THE EMBODIMENTS OF THE INVENTION IN WHICH AN EXCLUSIVE
PROPERTY OR PRIVILEGE IS CLAIMED ARE DEFINED AS FOLLOWS:

1. A
method of processing traffic information, comprising:
receiving, at a receiver, the traffic information; and decoding, at a decoder, the received traffic information, wherein the traffic information includes at least one traffic message, and information including a number of traffic messages in the traffic information, wherein the traffic message includes a message management container, an event container, and a location container, wherein the message management container includes generation time information, wherein the event container includes a status component, and a first identifier corresponding to the status component, wherein the status component includes speed information, a second identifier corresponding to the speed information, travel time information, a third identifier corresponding to the travel time information, congestion type information, and a fourth identifier corresponding to the congestion type information, wherein the location container includes a location component, and a fifth identifier corresponding to the location component, and the location component including a default language code.

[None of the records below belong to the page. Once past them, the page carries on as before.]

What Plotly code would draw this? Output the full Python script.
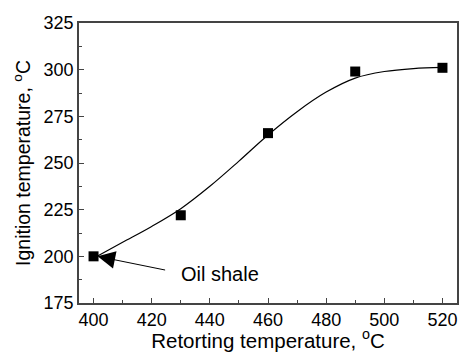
import plotly.graph_objects as go

# measured points
retort_temp = [400, 430, 460, 490, 520]
ignition_temp = [200, 222, 266, 299, 301]

# fitted curve
fit_x = [400, 410, 420, 430, 440, 450, 460, 470, 480, 490, 500, 510, 520]
fit_y = [199, 207.5, 216, 225.5, 237.5, 251, 265, 277.5, 288, 295.5, 299, 300.6, 301.2]

x_ticks = [400, 420, 440, 460, 480, 500, 520]
y_ticks = [175, 200, 225, 250, 275, 300, 325]

FONT = "Liberation Sans, Arial, sans-serif"

fig = go.Figure()
fig.add_trace(go.Scatter(x=fit_x, y=fit_y, mode="lines",
                         line=dict(color="black", width=1.2, shape="spline", smoothing=1.0),
                         hoverinfo="skip", showlegend=False))
fig.add_trace(go.Scatter(x=retort_temp, y=ignition_temp, mode="markers",
                         marker=dict(symbol="square", size=10, color="black"),
                         showlegend=False))

fig.add_annotation(x=401.4, y=200, xref="x", yref="y", ax=69, ay=14,
                   axref="pixel", ayref="pixel", showarrow=True, text="",
                   arrowhead=2, arrowsize=3.5, arrowwidth=1.0, arrowcolor="black", standoff=0)
fig.add_annotation(x=429.4, y=190.5, xref="x", yref="y", text="Oil shale",
                   showarrow=False, font=dict(family=FONT, size=20, color="black"),
                   xanchor="left", yanchor="middle")

axis_common = dict(showline=True, linecolor="#444", linewidth=1.5, mirror=True,
                   ticks="inside", ticklen=5, tickwidth=1, tickcolor="#444",
                   showgrid=False, zeroline=False,
                   tickfont=dict(family=FONT, size=18, color="black"))

fig.update_xaxes(range=[395, 525], tickvals=x_ticks,
                 minor=dict(ticks="inside", ticklen=3, dtick=10, tickcolor="#444"),
                 title=dict(text="Retorting temperature, <sup>o</sup>C",
                            font=dict(family=FONT, size=20.5, color="black"), standoff=2),
                 **axis_common)
fig.update_yaxes(range=[175, 325], tickvals=y_ticks,
                 minor=dict(ticks="inside", ticklen=3, dtick=12.5, tickcolor="#444"),
                 title=dict(text="Ignition temperature, <sup>o</sup>C",
                            font=dict(family=FONT, size=19.5, color="black"), standoff=8),
                 **axis_common)

fig.update_layout(width=462, height=352, margin=dict(l=79, r=3, t=23, b=49),
                  plot_bgcolor="white", paper_bgcolor="white")

fig.write_html("out.html")
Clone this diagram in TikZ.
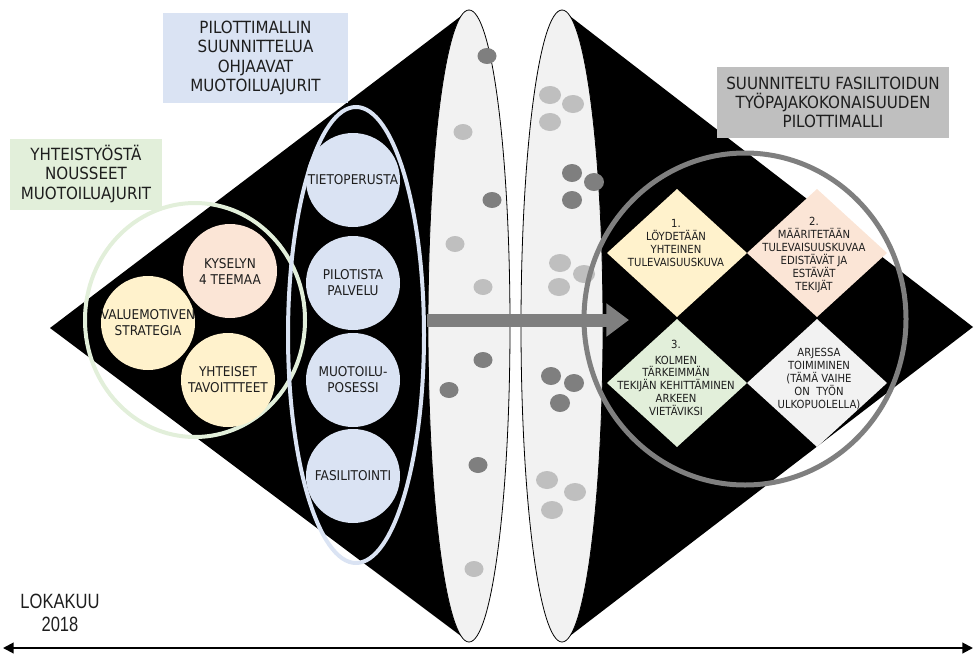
\documentclass[tikz,border=0pt]{standalone}
\usepackage{fontspec}
\setmainfont[FakeStretch=0.9]{DejaVu Sans}
\newfontfamily\narrowfont[FakeStretch=0.8]{Liberation Sans}
\usetikzlibrary{arrows.meta}

\definecolor{txt}{HTML}{1E1E1E}
\definecolor{lgreen}{HTML}{E2EFDA}
\definecolor{lblue}{HTML}{DAE3F3}
\definecolor{lgray}{HTML}{BFBFBF}
\definecolor{lpink}{HTML}{FBE5D6}
\definecolor{lyellow}{HTML}{FFF2CC}
\definecolor{paper}{HTML}{F2F2F2}
\definecolor{dotdark}{HTML}{7F7F7F}
\definecolor{dotlight}{HTML}{BFBFBF}
\definecolor{ringgray}{HTML}{7F7F7F}

% all captions are set in capitals
\newcommand{\caps}[1]{\MakeUppercase{#1}}

\tikzset{
  lbl/.style={font=\fontsize{12.6}{14.5}\selectfont, text=txt, align=center, inner sep=0pt},
  ctxt/.style={font=\fontsize{10.1}{12}\selectfont, text=txt, align=center, inner sep=0pt},
  dtxt/.style={font=\fontsize{8.4}{9.7}\selectfont, text=txt, align=center, inner sep=0pt},
  ball/.style={circle, minimum size=70.5pt, inner sep=0pt},
  darkdot/.style={fill=dotdark},
  lightdot/.style={fill=dotlight},
  band/.style={fill=paper, draw=black, line width=0.6pt},
}

\begin{document}
\begin{tikzpicture}[x=0.75pt, y=-0.75pt]
\useasboundingbox (0,0) rectangle (974,653);

% black halves of the large diamond
\fill[black] (469,10) -- (50,328) -- (469,642) -- cycle;
\fill[black] (562,10) -- (973,327) -- (562,642) -- cycle;

% the two pale vertical bands
\path[band] (469,326) ellipse [x radius=41, y radius=316];
\path[band] (562,326) ellipse [x radius=41, y radius=316];

% dots in the left band
\foreach \p in {(487,56),(492,200),(483,360),(449,390),(478,465)}
  \fill[darkdot] \p ellipse [x radius=9.5, y radius=8];
\foreach \p in {(463,132),(455,244),(483,287),(474,569)}
  \fill[lightdot] \p ellipse [x radius=9.5, y radius=8];
% dots in the right band
\foreach \p in {(550,95),(573,104),(550,122),(560,263),(584,274),(559,287),(547,480),(575,492),(552,510)}
  \fill[lightdot] \p ellipse [x radius=11, y radius=9];
\foreach \p in {(572,173),(594,182),(572,200),(551,376),(574,383),(560,403)}
  \fill[darkdot] \p ellipse [x radius=10, y radius=9];

% collaboration drivers
\draw[lgreen, line width=3pt] (195,320) ellipse [x radius=110, y radius=117];
\node[ball, fill=lpink] (kys) at (230,271) {};
\node[ctxt] at (kys) {\caps{Kyselyn}\\\caps{4 teemaa}};
\node[ball, fill=lyellow] (val) at (148,323) {};
\node[ctxt] at (val) {\caps{Valuemotiven}\\\caps{strategia}};
\node[ball, fill=lyellow] (yht) at (228,380) {};
\node[ctxt] at (yht) {\caps{Yhteiset}\\\caps{tavoittteet}};

% pilot design drivers
\draw[lblue, line width=3pt] (356,335) ellipse [x radius=68, y radius=228];
\node[ball, fill=lblue] (tie) at (353,180) {};
\node[ctxt] at (tie) {\caps{Tietoperusta}};
\node[ball, fill=lblue] (pil) at (353,283) {};
\node[ctxt] at (pil) {\caps{Pilotista}\\\caps{palvelu}};
\node[ball, fill=lblue] (muo) at (353,380) {};
\node[ctxt] at (muo) {\caps{Muotoilu-}\\\caps{posessi}};
\node[ball, fill=lblue] (fas) at (353,476) {};
\node[ctxt] at (fas) {\caps{Fasilitointi}};

% four workshop phases
\fill[lyellow] (607,253) -- (677,189) -- (747,253) -- (677,317) -- cycle;
\fill[lpink]   (747,253) -- (817,189) -- (887,253) -- (817,317) -- cycle;
\fill[lgreen]  (607,383) -- (677,319) -- (747,383) -- (677,447) -- cycle;
\fill[paper]   (747,383) -- (817,319) -- (887,383) -- (817,447) -- cycle;
\node[dtxt] (p1) at (676,243) {1.\\\caps{Löydetään}\\\caps{yhteinen}\\\caps{tulevaisuuskuva}};
\node[dtxt] (p2) at (814,255) {2.\\\caps{Määritetään}\\\caps{tulevaisuuskuvaa}\\\caps{edistävät ja}\\\caps{estävät}\\\caps{tekijät}};
\node[dtxt] (p3) at (676,378) {3.\\[2pt]\caps{Kolmen}\\\caps{tärkeimmän}\\\caps{tekijän kehittäminen}\\\caps{arkeen}\\\caps{vietäviksi}};
\node[dtxt] (p4) at (819,379) {\caps{Arjessa}\\\caps{toimiminen}\\\caps{(tämä vaihe}\\\caps{on\ \ työn}\\\caps{ulkopuolella)}};

% flow arrow into the pilot model
\coordinate (arrS) at (427,320);
\coordinate (arrE) at (629,320);
\draw[ringgray, line width=9.75pt, -{Triangle[length=17pt, width=24pt]}] (arrS) -- (arrE);

% pilot model ring
\draw[ringgray, line width=3.75pt] (745,319) ellipse [x radius=161, y radius=166];

% headings
\node[lbl, fill=lgreen, minimum width=114pt, minimum height=53.25pt] (hg) at (86,174)
  {\caps{Yhteistyöstä}\\\caps{nousseet}\\\caps{muotoiluajurit}};
\node[lbl, fill=lblue, minimum width=138.75pt, minimum height=67.5pt] (hb) at (255.5,58)
  {\caps{Pilottimallin}\\\caps{suunnittelua}\\\caps{ohjaavat}\\\caps{muotoiluajurit}};
\node[lbl, fill=lgray, minimum width=174pt, minimum height=53.25pt] (hy) at (833,102.5)
  {\caps{Suunniteltu fasilitoidun}\\\caps{työpajakokonaisuuden}\\\caps{pilottimalli}};

% time axis
\node[font=\narrowfont\fontsize{15.5}{17.25}\selectfont, text=txt, align=center, inner sep=0pt]
  (date) at (60,613) {\caps{Lokakuu}\\2018};
\coordinate (ax1) at (3,648);
\coordinate (ax2) at (973,648);
\draw[black, line width=1.5pt, {Triangle[length=8pt, width=8pt]}-{Triangle[length=8pt, width=8pt]}] (ax1) -- (ax2);
\end{tikzpicture}
\end{document}
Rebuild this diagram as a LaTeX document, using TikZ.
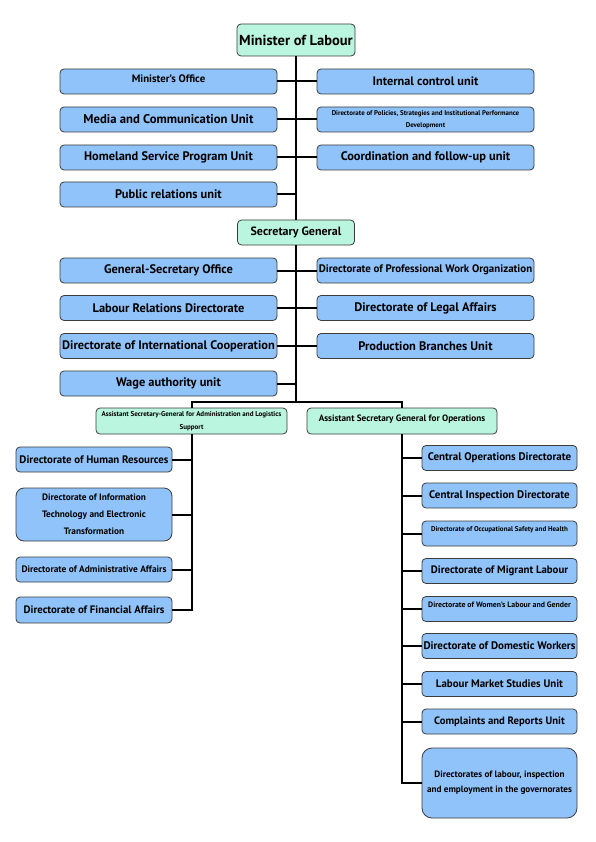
\documentclass[tikz,border=0pt]{standalone}
\usepackage{fontspec}
\setmainfont{PT Sans}
\definecolor{unitblue}{RGB}{144,195,250}
\definecolor{headmint}{RGB}{186,245,223}
\definecolor{boxline}{RGB}{60,60,60}
\newcommand\fsz[2]{\fontsize{#1}{#2}\selectfont\bfseries}
\tikzset{
  unit/.style={draw=boxline, fill=unitblue, rounded corners=4pt, line width=0.8pt,
    inner sep=1pt, align=center, font=\fsz{12.4}{14}},
  head/.style={unit, fill=headmint},
  link/.style={line width=2pt, black},
}

\begin{document}
\begin{tikzpicture}[x=1pt, y=-1pt]

\useasboundingbox (0,0) rectangle (595,842);

\node[head, minimum width=118, minimum height=32, font=\fsz{14.5}{16}] (min) at (296,40) {Minister of Labour};

\node[unit, minimum width=217, minimum height=25, font=\fsz{10.8}{12}] (mo) at (168.5,81.5) {\raisebox{5pt}{Minister's Office}};
\node[unit, minimum width=217, minimum height=25, font=\fsz{12.7}{14}] (mcu) at (168.5,119.5) {Media and Communication Unit};
\node[unit, minimum width=217, minimum height=25] (hsp) at (168.5,157.5) {Homeland Service Program Unit};
\node[unit, minimum width=217, minimum height=25] (pru) at (168.5,194.5) {Public relations unit};
\node[unit, minimum width=217, minimum height=25, font=\fsz{12.3}{14}] (icu) at (425.5,81.5) {Internal control unit};
\node[unit, minimum width=217, minimum height=25, font=\fsz{6.9}{12.5}] (psi) at (425.5,119.5) {Directorate of Policies, Strategies and Institutional Performance\\Development};
\node[unit, minimum width=217, minimum height=25] (cfu) at (425.5,157.5) {Coordination and follow-up unit};

\node[head, minimum width=117, minimum height=25, font=\fsz{12}{14}] (sg) at (296,232.5) {Secretary General};

\node[unit, minimum width=217, minimum height=25] (gso) at (168.5,270.5) {General-Secretary Office};
\node[unit, minimum width=217, minimum height=25] (lrd) at (168.5,308) {Labour Relations Directorate};
\node[unit, minimum width=217, minimum height=25] (dic) at (168.5,346) {Directorate of International Cooperation};
\node[unit, minimum width=217, minimum height=25] (wau) at (168.5,383.5) {Wage authority unit};
\node[unit, minimum width=217, minimum height=25, font=\fsz{10.9}{12}] (pwo) at (425.5,270.5) {\raisebox{4pt}{Directorate of Professional Work Organization}};
\node[unit, minimum width=217, minimum height=25] (dla) at (425.5,308) {Directorate of Legal Affairs};
\node[unit, minimum width=217, minimum height=25] (pbu) at (425.5,346) {Production Branches Unit};

\coordinate (j) at (296,402);
\node[head, minimum width=191, minimum height=26, font=\fsz{7}{12.5}] (al) at (191.5,421) {Assistant Secretary-General for Administration and Logistics\\Support};
\node[head, minimum width=190, minimum height=26, font=\fsz{9.2}{11}] (ops) at (402,421) {\raisebox{6pt}{Assistant Secretary General for Operations}};

\node[unit, minimum width=156, minimum height=25, font=\fsz{10.9}{13}] (hr) at (94,459.5) {Directorate of Human Resources};
\node[unit, minimum width=156, minimum height=53, rounded corners=8pt, font=\fsz{9.3}{17}] (it) at (94,514.5) {Directorate of Information\\Technology and Electronic\\Transformation};
\node[unit, minimum width=156, minimum height=25, font=\fsz{9.4}{11}] (daa) at (94,569.5) {Directorate of Administrative Affairs};
\node[unit, minimum width=156, minimum height=26, font=\fsz{10.8}{13}] (dfa) at (94,610) {Directorate of Financial Affairs};

\node[unit, minimum width=155, minimum height=25, font=\fsz{11}{13}] (cod) at (499.5,458) {Central Operations Directorate};
\node[unit, minimum width=155, minimum height=25, font=\fsz{11}{13}] (cid) at (499.5,495.5) {Central Inspection Directorate};
\node[unit, minimum width=155, minimum height=25, font=\fsz{7}{8}] (osh) at (499.5,533.5) {\raisebox{9pt}{Directorate of Occupational Safety and Health}};
\node[unit, minimum width=155, minimum height=25, font=\fsz{10.8}{13}] (dml) at (499.5,571) {Directorate of Migrant Labour};
\node[unit, minimum width=155, minimum height=25, font=\fsz{7.8}{9}] (wlg) at (499.5,609) {\raisebox{8pt}{Directorate of Women's Labour and Gender}};
\node[unit, minimum width=155, minimum height=25, font=\fsz{11}{13}] (ddw) at (499.5,646) {Directorate of Domestic Workers};
\node[unit, minimum width=155, minimum height=25, font=\fsz{10.9}{13}] (lms) at (499.5,684) {Labour Market Studies Unit};
\node[unit, minimum width=155, minimum height=25, font=\fsz{10.7}{13}] (cru) at (499.5,721.5) {Complaints and Reports Unit};
\node[unit, minimum width=155, minimum height=70, rounded corners=10pt, font=\fsz{9.2}{15}] (dgv) at (499.5,783) {Directorates of labour, inspection\\and employment in the governorates};

\draw[link] (min.south) -- (sg.north);
\draw[link] (sg.south) -- (j);
\draw[link] (mo.east) -- (icu.west);
\draw[link] (mcu.east) -- (psi.west);
\draw[link] (hsp.east) -- (cfu.west);
\draw[link] (pru.east) -- (pru.east -| min.south);
\draw[link] (gso.east) -- (pwo.west);
\draw[link] (lrd.east) -- (dla.west);
\draw[link] (dic.east) -- (pbu.west);
\draw[link] (wau.east) -- (wau.east -| sg.south);
\draw[link] (al.north) -- (al.north |- j) -- (ops.north |- j) -- (ops.north);

\draw[link] (al.south) |- (hr.east);
\draw[link] (al.south) |- (it.east);
\draw[link] (al.south) |- (daa.east);
\draw[link] (al.south) |- (dfa.east);

\draw[link] (ops.south) |- (cod.west);
\draw[link] (ops.south) |- (cid.west);
\draw[link] (ops.south) |- (osh.west);
\draw[link] (ops.south) |- (dml.west);
\draw[link] (ops.south) |- (wlg.west);
\draw[link] (ops.south) |- (ddw.west);
\draw[link] (ops.south) |- (lms.west);
\draw[link] (ops.south) |- (cru.west);
\draw[link] (ops.south) |- (dgv.west);

\end{tikzpicture}
\end{document}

2. The method of claim 1, wherein the location component further includes link vertex information corresponding to a position within a link, the link vertex information comprising a latitude and a longitude of the position defined in the WGS 84 format.

3. A traffic information communication device, comprising:
a receiving interface configured to receive the traffic information including:
a decoding device configured to decode received traffic information, wherein the traffic information includes at least one traffic message, and information including a number of traffic messages in the traffic information, wherein the traffic message includes a message management container, an event container, and a location container, wherein the message management container includes generation time information, wherein the event container includes a status component, and a first identifier corresponding to the status component, wherein the status component includes speed information, a second identifier corresponding to the speed information, travel time information, a third identifier corresponding to the travel time information, congestion type information, and a fourth identifier corresponding to the congestion type information, wherein the location container includes a location component, and a fifth identifier corresponding to the location component, and wherein the location component includes a default language code.

4. The device of claim 3, wherein the location component further includes link vertex information corresponding to a position within a link, the link vertex information comprising a latitude and a longitude of the position defined in the WGS 84 format.